Low: The Corsican Brothers (1984, dir. Thomas Chong)
The thing about Cheech & Chong's filmography is that for a while it was basically a case of diminishing returns, though I'd place The Corsican Brothers ahead of the film that precedes it. I like the ambition of the movie, which takes a page from Abbott & Costello and casts the stoner pair as "characters" in an actual story -- in this case an adaptation of the 1844 Alexandre Dumas story -- instead of just playing themselves with a case of the fuckarounds. They play brothers who are so connected that they feel each other's pain, a device that's rarely used to much comic effect beyond the most obvious examples. I like seeing the duo interact with the period sets and costumes and Chong is particularly good as the intense straight man, but the jokes (including the dependable gay panic jokes, because 1984) rarely land and their comedy tends to be too shaggy to really gel what they're trying to pull off. I don't think this is a bad movie, just one that misses the mark.

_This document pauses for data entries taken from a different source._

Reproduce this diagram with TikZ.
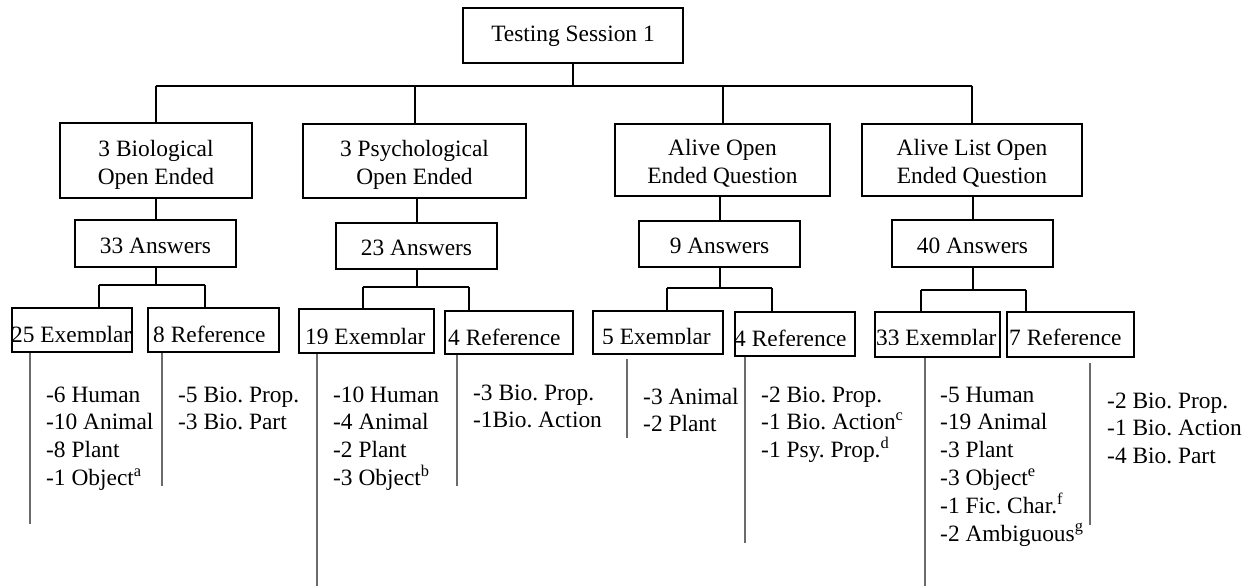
\documentclass[tikz,border=0pt]{standalone}
\usepackage{fontspec}
\setmainfont{Liberation Serif}
\usetikzlibrary{calc}
\frenchspacing

% framed box given by its corners, text centred and lowered by #7
\newcommand\framedbox[7]{%
  \node[framebox, minimum width={(#4-#2)*1pt}, minimum height={(#5-#3)*1pt}]
    (#1) at ({(#2+#4)/2},{(#3+#5)/2}) {};
  \node[inner sep=0pt, align=center] (#1-t) at ([yshift=-#7pt]#1.center) {#6};}

% category box whose label is cut off by the frame and just below the baseline
\newcommand\catbox[8]{%
  \begin{scope}
    \clip (#2,#3) rectangle (#4,#7);
    \node[anchor=base west, inner sep=0pt] (#1-t) at (#6,#7+1) {#8};
  \end{scope}
  \node[framebox, minimum width={(#4-#2)*1pt}, minimum height={(#5-#3)*1pt}]
    (#1) at ({(#2+#4)/2},{(#3+#5)/2}) {};}

% tally list: name, x, baseline of first line, number of lines, text
\newcommand\tallylist[5]{%
  \node[listtext] (#1) at (#2,{#3+(#4-1)*27.8}) {#5};}

\begin{document}
\begin{tikzpicture}[x=1pt, y=-1pt,
  every node/.style={font=\fontsize{23.4}{27.8}\selectfont},
  framebox/.style={draw=black, line width=2pt, fill=none, inner sep=0pt},
  link/.style={draw=black, line width=2pt},
  tally/.style={draw=black!58, line width=1.8pt},
  listtext/.style={anchor=base west, inner sep=0pt, align=left}]

\useasboundingbox (0,0) rectangle (1255,586);

% root and question boxes
\framedbox{top}{463}{8}{683}{63}{Testing Session 1}{1}
\framedbox{q1}{60}{123}{252}{198}{3 Biological\\Open Ended}{4}
\framedbox{q2}{303}{124}{526}{198}{3 Psychological\\Open Ended}{4}
\framedbox{q3}{615}{124}{830}{196}{Alive Open\\Ended Question}{3}
\framedbox{q4}{862}{124}{1082}{196}{Alive List Open\\Ended Question}{3}

% answer counts
\framedbox{a1}{75}{220}{236}{267}{33 Answers}{2}
\framedbox{a2}{336}{223}{497}{269}{23 Answers}{2}
\framedbox{a3}{639}{221}{800}{267}{9 Answers}{2}
\framedbox{a4}{892}{220}{1053}{267}{40 Answers}{2}

% exemplar / reference boxes
\catbox{l1}{12}{308}{132}{352}{11}{341}{25 Exemplar}
\catbox{l2}{148}{308}{279}{352}{153}{341}{8 Reference}
\catbox{l3}{299}{309}{434}{353}{305}{343}{19 Exemplar}
\catbox{l4}{445}{311}{573}{354}{448}{344}{4 Reference}
\catbox{l5}{593}{311}{723}{354}{602}{343}{5 Exemplar}
\catbox{l6}{735}{312}{855}{356}{734}{345}{4 Reference}
\catbox{l7}{875}{312}{1000}{357}{876}{344}{33 Exemplar}
\catbox{l8}{1007}{312}{1134}{357}{1009}{344}{7 Reference}

% root to questions
\coordinate (bus) at (0,86);
\draw[link] (top.south) -- (top.south |- bus);
\draw[link] (q1.north |- bus) -- (q4.north |- bus);
\foreach \q in {q1,q2,q3,q4} \draw[link] (\q.north |- bus) -- (\q.north);

% questions to answer counts
\foreach \q/\a in {q1/a1,q2/a2,q3/a3,q4/a4}
  \draw[link] (\q.south -| \a.north) -- (\a.north);

% answer counts to exemplar / reference
\coordinate (b1l) at (99,285);  \coordinate (b1r) at (205,285);
\coordinate (b2l) at (363,287); \coordinate (b2r) at (469,287);
\coordinate (b3l) at (667,288); \coordinate (b3r) at (772,288);
\coordinate (b4l) at (921,290); \coordinate (b4r) at (1026,290);
\foreach \a/\bl/\br/\la/\lb in {a1/b1l/b1r/l1/l2, a2/b2l/b2r/l3/l4,
                                a3/b3l/b3r/l5/l6, a4/b4l/b4r/l7/l8}{
  \draw[link] (\a.south) -- (\a.south |- \bl);
  \draw[link] (\bl) -- (\br);
  \draw[link] (\bl) -- (\bl |- \la.north);
  \draw[link] (\br) -- (\br |- \lb.north);
}

% tally rules under each box
\coordinate (g1) at (30,524);
\coordinate (g2) at (162,486);
\coordinate (g3) at (317,586);
\coordinate (g4) at (457,486);
\coordinate (g5) at (627,438);
\coordinate (g6) at (745,543);
\coordinate (g7) at (925,586);
\coordinate (g8) at (1090,525);
\draw[tally] (l1.south -| g1) -- (g1);
\draw[tally] (l2.south -| g2) -- (g2);
\draw[tally] (l3.south -| g3) -- (g3);
\draw[tally] (l4.south -| g4) -- (g4);
\draw[tally] ([yshift=-4pt]l5.south -| g5) -- (g5);
\draw[tally] (l6.south -| g6) -- (g6);
\draw[tally] (l7.south -| g7) -- (g7);
\draw[tally] ([yshift=-5pt]l8.south -| g8) -- (g8);

% tallies
\tallylist{t1}{46}{402}{4}{-6 Human\\-10 Animal\\-8 Plant\\-1 Object\textsuperscript{a}}
\tallylist{t2}{178}{402}{2}{-5 Bio. Prop.\\-3 Bio. Part}
\tallylist{t3}{333}{402}{4}{-10 Human\\-4 Animal\\-2 Plant\\-3 Object\textsuperscript{b}}
\tallylist{t4}{473}{400}{2}{-3 Bio. Prop.\\-1Bio. Action}
\tallylist{t5}{643}{404}{2}{-3 Animal\\-2 Plant}
\tallylist{t6}{761}{402}{3}{-2 Bio. Prop.\\-1 Bio. Action\textsuperscript{c}\\-1 Psy. Prop.\textsuperscript{d}}
\tallylist{t7}{940}{402}{6}{-5 Human\\-19 Animal\\-3 Plant\\-3 Object\textsuperscript{e}\\-1 Fic. Char.\textsuperscript{f}\\-2 Ambiguous\textsuperscript{g}}
\tallylist{t8}{1107}{408}{3}{-2 Bio. Prop.\\-1 Bio. Action\\-4 Bio. Part}

\end{tikzpicture}
\end{document}
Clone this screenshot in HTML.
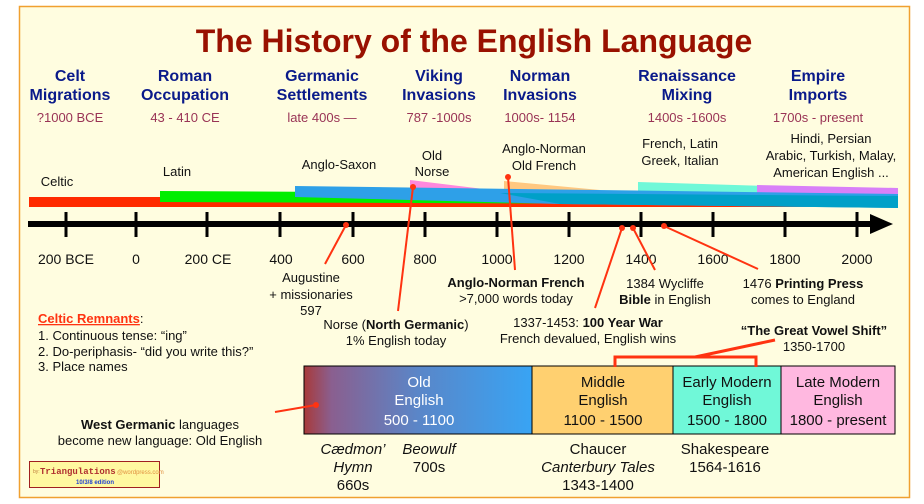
<!DOCTYPE html>
<html><head><meta charset="utf-8"><style>
html,body{margin:0;padding:0;background:#fff;}
svg{display:block;font-family:"Liberation Sans",Arial,sans-serif;}
</style></head><body>
<svg width="924" height="504" viewBox="0 0 924 504" xmlns="http://www.w3.org/2000/svg">
<defs>
<linearGradient id="og" x1="0" x2="1" y1="0" y2="0">
<stop offset="0" stop-color="#a83a3a"/><stop offset="0.12" stop-color="#8a5f8f"/><stop offset="0.5" stop-color="#5a86c8"/><stop offset="1" stop-color="#38a4f4"/>
</linearGradient>
</defs>
<rect x="0" y="0" width="924" height="504" fill="#fff"/>
<rect x="19.5" y="6.5" width="890" height="491" fill="#fffde0" stroke="#f0a030" stroke-width="1.5"/>
<text x="474" y="52" text-anchor="middle" font-size="32" font-weight="bold" fill="#991100">The History of the English Language</text>

<g font-size="16" font-weight="bold" fill="#0a1a8a" text-anchor="middle">
<text x="70" y="81">Celt</text><text x="70" y="100">Migrations</text>
<text x="185" y="81">Roman</text><text x="185" y="100">Occupation</text>
<text x="322" y="81">Germanic</text><text x="322" y="100">Settlements</text>
<text x="439" y="81">Viking</text><text x="439" y="100">Invasions</text>
<text x="540" y="81">Norman</text><text x="540" y="100">Invasions</text>
<text x="687" y="81">Renaissance</text><text x="687" y="100">Mixing</text>
<text x="818" y="81">Empire</text><text x="818" y="100">Imports</text>
</g>
<g font-size="13" fill="#993355" text-anchor="middle">
<text x="70" y="122">?1000 BCE</text><text x="185" y="122">43 - 410 CE</text>
<text x="322" y="122">late 400s —</text><text x="439" y="122">787 -1000s</text>
<text x="540" y="122">1000s- 1154</text><text x="687" y="122">1400s -1600s</text>
<text x="818" y="122">1700s - present</text>
</g>
<g font-size="13" fill="#111" text-anchor="middle">
<text x="57" y="186">Celtic</text>
<text x="177" y="176">Latin</text>
<text x="339" y="169">Anglo-Saxon</text>
<text x="432" y="160">Old</text><text x="432" y="176">Norse</text>
<text x="544" y="153">Anglo-Norman</text><text x="544" y="170">Old French</text>
<text x="680" y="148">French, Latin</text><text x="680" y="165">Greek, Italian</text>
<text x="831" y="143">Hindi, Persian</text><text x="831" y="160">Arabic, Turkish, Malay,</text><text x="831" y="177">American English ...</text>
</g>

<!-- bars -->
<rect x="29" y="197" width="869" height="10" fill="#ff2a00"/>
<polygon points="160,191 898,195 898,205 160,202" fill="#00ee00"/>
<polygon points="410,180 500,191 410,192" fill="#ff88dd"/>
<polygon points="504,181 600,190 504,192" fill="#ffc880"/>
<polygon points="638,182 898,190 898,200 638,194" fill="#70f8d8"/>
<polygon points="757,185 898,188 898,197 757,195" fill="#d880f8"/>
<polygon points="295,186 898,194 898,208 560,204 295,197" fill="#2ea0e8"/>
<polygon points="500,193 898,196 898,208 560,204" fill="#00a0c8"/>

<!-- axis -->
<rect x="28" y="221" width="855" height="6" fill="#000"/>
<polygon points="870,214 893,224 870,234" fill="#000"/>
<g stroke="#000" stroke-width="3">
<line x1="66" y1="212" x2="66" y2="237"/><line x1="136" y1="212" x2="136" y2="237"/>
<line x1="207" y1="212" x2="207" y2="237"/><line x1="280" y1="212" x2="280" y2="237"/>
<line x1="353" y1="212" x2="353" y2="237"/><line x1="425" y1="212" x2="425" y2="237"/>
<line x1="497" y1="212" x2="497" y2="237"/><line x1="569" y1="212" x2="569" y2="237"/>
<line x1="641" y1="212" x2="641" y2="237"/><line x1="713" y1="212" x2="713" y2="237"/>
<line x1="785" y1="212" x2="785" y2="237"/><line x1="857" y1="212" x2="857" y2="237"/>
</g>
<g font-size="14" fill="#111" text-anchor="middle">
<text x="66" y="264">200 BCE</text><text x="136" y="264">0</text><text x="208" y="264">200 CE</text>
<text x="281" y="264">400</text><text x="353" y="264">600</text><text x="425" y="264">800</text>
<text x="497" y="264">1000</text><text x="569" y="264">1200</text><text x="641" y="264">1400</text>
<text x="713" y="264">1600</text><text x="785" y="264">1800</text><text x="857" y="264">2000</text>
</g>

<g font-size="13" fill="#111" text-anchor="middle">
<text x="311" y="282">Augustine</text><text x="311" y="299">+ missionaries</text><text x="311" y="315">597</text>
<text x="516" y="287" font-weight="bold">Anglo-Norman French</text><text x="516" y="303">&gt;7,000 words today</text>
<text x="665" y="288">1384 Wycliffe</text><text x="665" y="304"><tspan font-weight="bold">Bible</tspan> in English</text>
<text x="803" y="288">1476 <tspan font-weight="bold">Printing Press</tspan></text><text x="803" y="304">comes to England</text>
<text x="396" y="329">Norse (<tspan font-weight="bold">North Germanic</tspan>)</text><text x="396" y="345">1% English today</text>
<text x="588" y="327">1337-1453: <tspan font-weight="bold">100 Year War</tspan></text><text x="588" y="343">French devalued, English wins</text>
<text x="814" y="335" font-weight="bold">“The Great Vowel Shift”</text><text x="814" y="351">1350-1700</text>
<text x="160" y="429"><tspan font-weight="bold">West Germanic</tspan> languages</text><text x="160" y="445">become new language: Old English</text>
</g>
<g font-size="13" fill="#111">
<text x="38" y="323"><tspan fill="#ff3311" font-weight="bold" text-decoration="underline">Celtic Remnants</tspan>:</text>
<text x="38" y="340">1. Continuous tense: “ing”</text>
<text x="38" y="356">2. Do-periphasis- “did you write this?”</text>
<text x="38" y="371">3. Place names</text>
</g>

<!-- logo -->
<rect x="29.5" y="461.5" width="130" height="26" fill="#fff8a0" stroke="#a02020"/>
<text x="33" y="473" font-size="5" fill="#c08040">by:</text>
<text x="40" y="474" font-size="9" font-weight="bold" fill="#b03030" font-family="Liberation Mono,monospace">Triangulations</text>
<text x="117" y="474" font-size="6" fill="#e09040">@wordpress.com</text>
<text x="95" y="484" font-size="6" fill="#2040d0" text-anchor="middle" font-weight="bold">10/3/8 edition</text>

<!-- period boxes -->
<rect x="304" y="366" width="228" height="68" fill="url(#og)" stroke="#000"/>
<rect x="532" y="366" width="141" height="68" fill="#ffd070" stroke="#000"/>
<rect x="673" y="366" width="108" height="68" fill="#70f8d8" stroke="#000"/>
<rect x="781" y="366" width="114" height="68" fill="#ffb8e0" stroke="#000"/>
<g font-size="15" text-anchor="middle">
<text x="419" y="387" fill="#fff">Old</text><text x="419" y="405" fill="#fff">English</text><text x="419" y="425" fill="#fff">500 - 1100</text>
<text x="603" y="387" fill="#111">Middle</text><text x="603" y="405" fill="#111">English</text><text x="603" y="425" fill="#111">1100 - 1500</text>
<text x="727" y="387" fill="#111">Early Modern</text><text x="727" y="405" fill="#111">English</text><text x="727" y="425" fill="#111">1500 - 1800</text>
<text x="838" y="387" fill="#111">Late Modern</text><text x="838" y="405" fill="#111">English</text><text x="838" y="425" fill="#111">1800 - present</text>
</g>
<g font-size="15" fill="#111" text-anchor="middle">
<text x="353" y="454" font-style="italic">Cædmon’</text><text x="353" y="472" font-style="italic">Hymn</text><text x="353" y="490">660s</text>
<text x="429" y="454" font-style="italic">Beowulf</text><text x="429" y="472">700s</text>
<text x="598" y="454">Chaucer</text><text x="598" y="472" font-style="italic">Canterbury Tales</text><text x="598" y="490">1343-1400</text>
<text x="725" y="454">Shakespeare</text><text x="725" y="472">1564-1616</text>
</g>

<!-- connectors -->
<g stroke="#ff3311" stroke-width="2" fill="none">
<line x1="346" y1="225" x2="325" y2="264"/>
<line x1="413" y1="187" x2="398" y2="311"/>
<line x1="508" y1="177" x2="515" y2="270"/>
<line x1="622" y1="228" x2="595" y2="308"/>
<line x1="633" y1="228" x2="655" y2="270"/>
<line x1="664" y1="226" x2="758" y2="269"/>
<line x1="316" y1="405" x2="275" y2="412"/>
<polyline points="615,367 615,357 756,357 756,367" stroke-width="3"/>
<line x1="695" y1="357" x2="775" y2="340" stroke-width="3"/>
</g>
<g fill="#ff3311">
<circle cx="346" cy="225" r="3"/><circle cx="413" cy="187" r="3"/><circle cx="508" cy="177" r="3"/>
<circle cx="622" cy="228" r="3"/><circle cx="633" cy="228" r="3"/><circle cx="664" cy="226" r="3"/>
<circle cx="316" cy="405" r="3"/>
</g>
</svg>
</body></html>
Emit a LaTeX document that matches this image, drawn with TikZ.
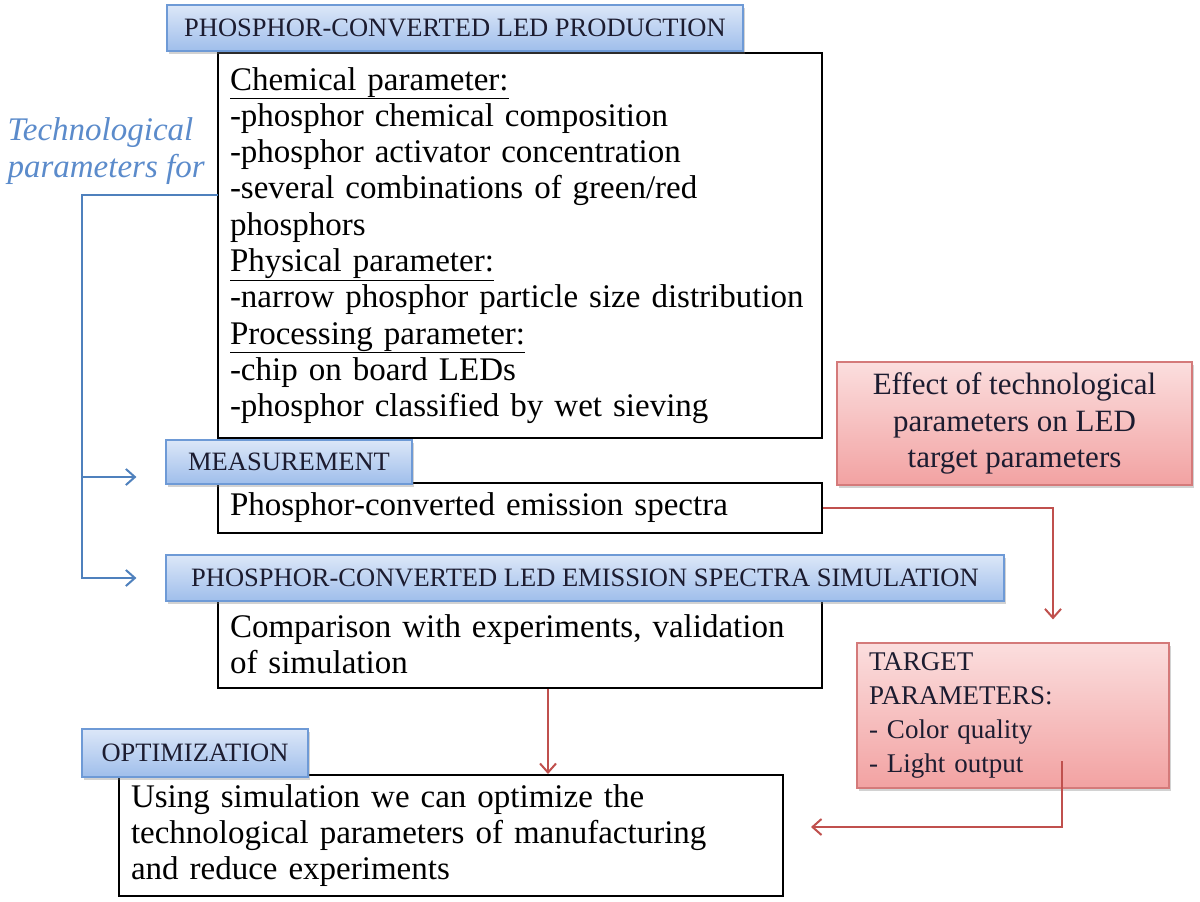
\documentclass[tikz,border=0pt]{standalone}
\usepackage{fontspec}
\setmainfont{Liberation Serif}
\usetikzlibrary{arrows.meta,shadows}
\definecolor{hdrtop}{HTML}{DCE7F8}
\definecolor{hdrbot}{HTML}{9FBEEB}
\definecolor{hdrline}{HTML}{6E9AD6}
\definecolor{redtop}{HTML}{FBDEDE}
\definecolor{redbot}{HTML}{F2A2A2}
\definecolor{redline}{HTML}{D47A7A}
\definecolor{arrred}{HTML}{C0504D}
\definecolor{arrblue}{HTML}{4F81BD}
\definecolor{techblue}{HTML}{5B8BCB}
\definecolor{hdrtext}{HTML}{1C1C30}
\newcommand\bodyfont{\fontsize{33}{36.3}\selectfont}
\newcommand\hdrfont{\fontsize{26.5}{30}\selectfont}
\newcommand\tgfont{\fontsize{27}{34}\selectfont}
\newcommand\efffont{\fontsize{31}{36.5}\selectfont}
\tikzset{
  hdr/.style={draw=hdrline, line width=1.2pt, top color=hdrtop, bottom color=hdrbot,
    inner sep=0pt, font=\hdrfont, text=hdrtext,
    drop shadow={opacity=0.35, shadow xshift=1.5pt, shadow yshift=-2.5pt}},
  txtbox/.style={draw=black, line width=2pt, fill=white, inner xsep=12pt, inner ysep=0pt,
    font=\bodyfont, align=left, text=black},
  redbox/.style={draw=redline, line width=1.2pt, top color=redtop, bottom color=redbot,
    inner sep=0pt, text=hdrtext,
    drop shadow={opacity=0.35, shadow xshift=1.5pt, shadow yshift=-2.5pt}},
  bline/.style={draw=arrblue, line width=2pt},
  rline/.style={draw=arrred, line width=2pt},
  tip/.style={-{Straight Barb[length=9pt,width=16pt,line width=2pt]}}
}
\begin{document}
\begin{tikzpicture}[x=1pt,y=-1pt]
\useasboundingbox[fill=white] (0,0) rectangle (1200,902);

% text boxes
\node[txtbox, text width=580pt, minimum width=604pt, minimum height=385pt] (b1) at (520,245.5)
 {\underline{Chemical parameter:}\\
  -phosphor chemical composition\\
  -phosphor activator concentration\\
  -several combinations of green/red\\
  phosphors\\
  \underline{Physical parameter:}\\
  -narrow phosphor particle size distribution\\
  \underline{Processing parameter:}\\
  -chip on board LEDs\\
  -phosphor classified by wet sieving};
\node[txtbox, text width=580pt, minimum width=604pt, minimum height=50pt] (b2) at (520,508)
 {Phosphor-converted emission spectra};
\node[txtbox, text width=580pt, minimum width=604pt, minimum height=87pt] (b3) at (520,644.5)
 {Comparison with experiments, validation\\of simulation};
\node[txtbox, text width=640pt, minimum width=664pt, minimum height=121pt] (b4) at (451,835.5)
 {Using simulation we can optimize the\\technological parameters of manufacturing\\and reduce experiments};

% headers
\node[hdr, minimum width=576pt, minimum height=46pt] (h1) at (455,28) {PHOSPHOR-CONVERTED LED PRODUCTION};
\node[hdr, minimum width=246pt, minimum height=44pt] (h2) at (289,462) {MEASUREMENT};
\node[hdr, minimum width=838pt, minimum height=46pt] (h3) at (585,578) {PHOSPHOR-CONVERTED LED EMISSION SPECTRA SIMULATION};
\node[hdr, minimum width=226pt, minimum height=48pt] (h4) at (195,753) {OPTIMIZATION};

% red boxes
\node[redbox, minimum width=355pt, minimum height=123pt, align=center, font=\efffont] (eff) at (1014.5,423.5)
 {Effect of technological\\parameters on LED\\target parameters};
\node[redbox, minimum width=312pt, minimum height=145pt, text width=288pt, align=left, font=\tgfont] (tg) at (1013,715.5)
 {TARGET\\PARAMETERS:\\- Color quality\\- Light output};

% side text
\node[anchor=west, align=left, text=techblue, font=\bodyfont\itshape] (tech) at (4,151)
 {Technological\\parameters for};

% blue connectors
\coordinate (tp) at (218,195);
\coordinate (jn) at (82,195);
\draw[bline, tip, shorten >=29pt] (tp) -- (jn) |- ([yshift=-15pt]h2.west);
\draw[bline, tip, shorten >=29pt] (jn) |- (h3.west);

% red connectors
\draw[rline, tip, shorten >=23pt] (b2.east) -| ([xshift=40pt]tg.north);
\draw[rline, tip] ([xshift=28pt]b3.south) -- ([xshift=28pt]b3.south |- b4.north);
\draw[rline, tip, shorten >=27pt] ([xshift=49pt,yshift=-45.5pt]tg.center) |- ([yshift=8.5pt]b4.east);
\end{tikzpicture}
\end{document}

High: Nice Dreams (1981, dir. Thomas Chong)
A fairly middle of the road outing that has just enough decent bits in it to tip over into the "high" column. It's their druggiest movie this side of Up in Smoke, casting them as a pair of ice cream truck drivers selling weed out of the back. In the movie's best running joke, Stacy Keach plays a cop who starts smoking a powerful strain of pot to get into their headspace and winds up slowly turning into a lizard. Nice Dreams, like so many of their theatrical efforts, is comprised mostly of bit and sketches loosely connected; this one is shaggier than most. Paul Reubens appears again, this time not as Pee-Wee Herman but instead as Howie Hamburger Dude, a coke-snorting crazy person. I suspect I like this one as much as I do just because I like these movies, not because it's particularly good.

Low: Still Smokin' (1983, dir. Thomas Chong)
Without question the worst of the C&C films, Still Smokin' finds the pair traveling to Amsterdam for a Burt Reynolds and Dolly Parton film festival (a joke that goes nowhere), which is canceled and replaced by them giving a concert for the final act of the movie. The rest of the running time is made up of sketches in which the pair pitch ideas for bits they should perform, almost none of which work and which feel cheap and thin even by Cheech and Chong standards (like, they didn't even spend money on sets or extras). Also, don't get me started on the movie's offensiveness -- not a fun, "we're crossing the line" kind of offensiveness, but a truly gross, "they should have known better even in 1983" kind. The live concert material is the strongest stuff in the movie, reminding us that both Cheech and Chong are good actors capable of doing funny character work. This is the kind of movie that's barely a movie.

High: Cheech & Chong's Next Movie (1980, dir. Thomas Chong)
My favorite Cheech and Chong movie happens to be their silliest, which is when I find the pair at their best. Tommy Chong takes over directing duties from Lou Adler (he would direct the rest of their movies, a sticking point in their contentious breakup during the 1980s) but maintains the loose, slapdash style of Up in Smoke and goes to even weirder places. Cheech plays a dual role as himself and his lunatic cousin Red, who has a One Crazy Night adventure with Chong that includes getting massages, visiting a music store, getting Pee-Wee Herman arrested (making one of his first film appearances; the movie is full of early Groundlings like Cassandra Peterson and John Paragon and Edie McClurg, who gets the "introducing" credit and steals the movie), and even getting picked up by a UFO. Of all the C&C movies, this is the one I'll be revisiting the most.